By David Patterson
Susan Cook, and Walt Smith were the only candidates that answered this week’s question:
Is there a Hays County plan to bring water infrastructure to all of the existing homesteads and subdivisions that are completely dependent on the aquifers during a multi-year drought? Only those living in cities in Hays County will be sure to have water during a multi-year drought. What is the plan for all of the rural well owners, and subdivisions that are not hooked up to a city water pipeline?
Susan Cook Precinct 4 County Commissioner Candidate
There is no county-wide plan to do this, but some communities are already contracting with water suppliers like the West Travis County PUA, the GBRA or with other entities branching off from San Antonio’s Vista Ridge pipeline.

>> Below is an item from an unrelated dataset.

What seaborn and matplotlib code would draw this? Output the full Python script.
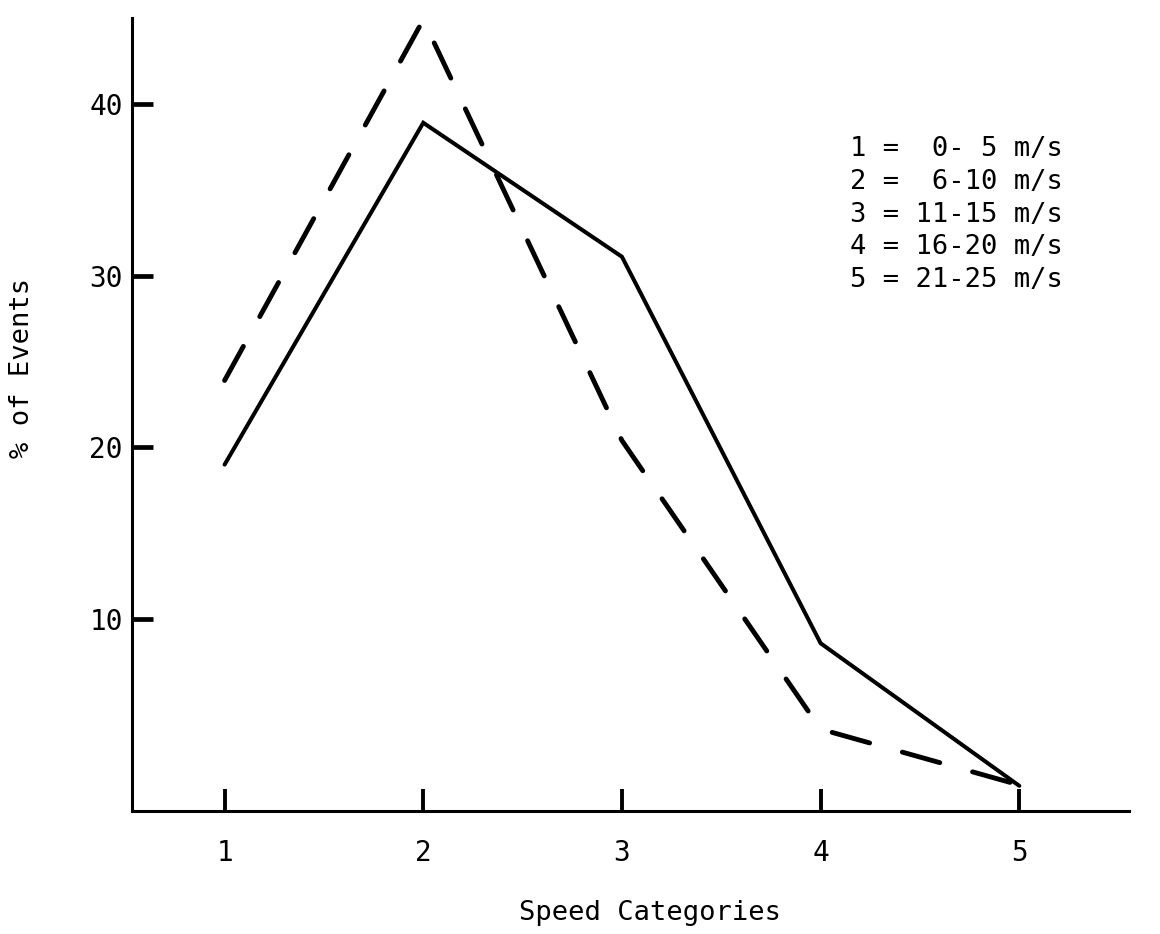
import matplotlib
matplotlib.use("Agg")
import matplotlib.pyplot as plt
import seaborn as sns
import pandas as pd

# ---- data ----
CATEGORIES = [1, 2, 3, 4, 5]
SOLID_PCT = [19.0, 38.9, 31.1, 8.6, 0.3]
DASHED_PCT = [23.9, 44.9, 20.4, 3.6, 0.35]
Y_TICKS = [10, 20, 30, 40]
SPEED_RANGES = ["0- 5", "6-10", "11-15", "16-20", "21-25"]
XLABEL = "Speed Categories"
YLABEL = "% of Events"

sns.set_style("white")
plt.rcParams["font.family"] = ["DejaVu Sans Mono", "DejaVu Sans"]

W, H = 1160, 934
fig = plt.figure(figsize=(W / 100, H / 100), dpi=100)
ax = fig.add_axes([132 / W, 1 - 811 / H, (1129 - 132) / W, (811 - 18) / H])

solid = pd.DataFrame({"cat": CATEGORIES, "pct": SOLID_PCT})
dashed = pd.DataFrame({"cat": CATEGORIES, "pct": DASHED_PCT})

sns.lineplot(data=solid, x="cat", y="pct", ax=ax, color="black", lw=2.9,
             solid_joinstyle="miter")
sns.lineplot(data=dashed, x="cat", y="pct", ax=ax, color="black", lw=3.5,
             linestyle=(0, (8, 7)), dash_capstyle="round", clip_on=False)

ax.set_xlim(0.534, 5.552)
ax.set_ylim(-1.164, 45.0)

for s in ["top", "right"]:
    ax.spines[s].set_visible(False)
for s in ["left", "bottom"]:
    ax.spines[s].set_color("black")
    ax.spines[s].set_linewidth(2.2)

ax.set_xticks(CATEGORIES)
ax.set_xticklabels([str(c) for c in CATEGORIES])
ax.set_yticks(Y_TICKS)
ax.set_yticklabels([str(v) for v in Y_TICKS])
ax.tick_params(axis="x", which="major", bottom=True, top=False, direction="in",
               length=16, width=2.8, pad=20, labelsize=20, colors="black")
ax.tick_params(axis="y", which="major", left=True, right=False, direction="in",
               length=15, width=3.4, pad=6.5, labelsize=20, colors="black")

ax.set_xlabel(XLABEL, fontsize=19.5, color="black")
ax.set_ylabel(YLABEL, fontsize=19.5, color="black")
ax.xaxis.set_label_coords((650 - 132) / 997, (811 - 913) / 793)
ax.xaxis.label.set_va("center")
ax.yaxis.set_label_coords((22 - 132) / 997, (811 - 368) / 793)
ax.yaxis.label.set_va("center")
ax.yaxis.label.set_ha("center")

for i, (c, r) in enumerate(zip(CATEGORIES, SPEED_RANGES)):
    fig.text(1063 / W, 1 - (156 + i * 32.75) / H, f"{c} = {r:>5} m/s",
             ha="right", va="baseline", fontsize=19.5, color="black")

fig.savefig("out.png", dpi=100, facecolor="white")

State and federal funding, and development fees, would allow residents to install rainwater harvesting systems into their homes, and businesses. This may be in addition to, or instead of current wells, or water piped in from surface water or other non-local sources. These costs must be simply part of doing business in Hays County.
Embedding rainwater harvesting into our County Subdivision Regulations, so that all new construction is already equipped to fully utilize rainwater as either a sole source, or a supplemental water supply, is essential.
Walt Smith, County Commissioner Precinct 4
Your question is a great one that is more dictated by state law than to the county’s ability to force change. Currently under the “rule of capture’” in Texas, property owners have the ability to drill and pump the water they need for residential use. While the county can incentivize rainwater capture and limit certain lot sizes over the aquifer that are solely in the county, cities can promote more density and choose to do so regularly.
As a member of the Commissioners Court and a board member of the West Travis County Public Utility Agency I’ve worked hard with our residents to address these issues. They have to be addressed in several ways. The first is limiting the density of growth where we can and preserve the green spaces which serve as natural filtration for the aquifer. We can do this by promoting rainwater capture, less impervious cover and monitoring the aquifer to see changes long before they become problems.
The second need is to ensure more water, from outside our aquifer, is available. We can do this by using an “all options” approach that includes both groundwater and surface water to be brought here to supplement our resources and prevent wholesale, continuous drilling into our supply and ensure new developments use these outside sources. Cities within the county must participate in order to make this successful.
The last point is having a clear understanding of what happens to that water once it is used and how to best recapture/reuse it again and again. By eventually going to complete reuse and aquifer recharge for reuse water we can drop usage dramatically and reach sustainable goals for our area.
All that said, I’ve been proud to partner with other commissioners to create programs to measure and monitor the Onion Creek watershed and the Hays/Trinity Aquifer to get a clear view of where we are and continue to help lead efforts to plan for the droughts we know will come in the future. Without this continued effort the issues of water availability will just progress.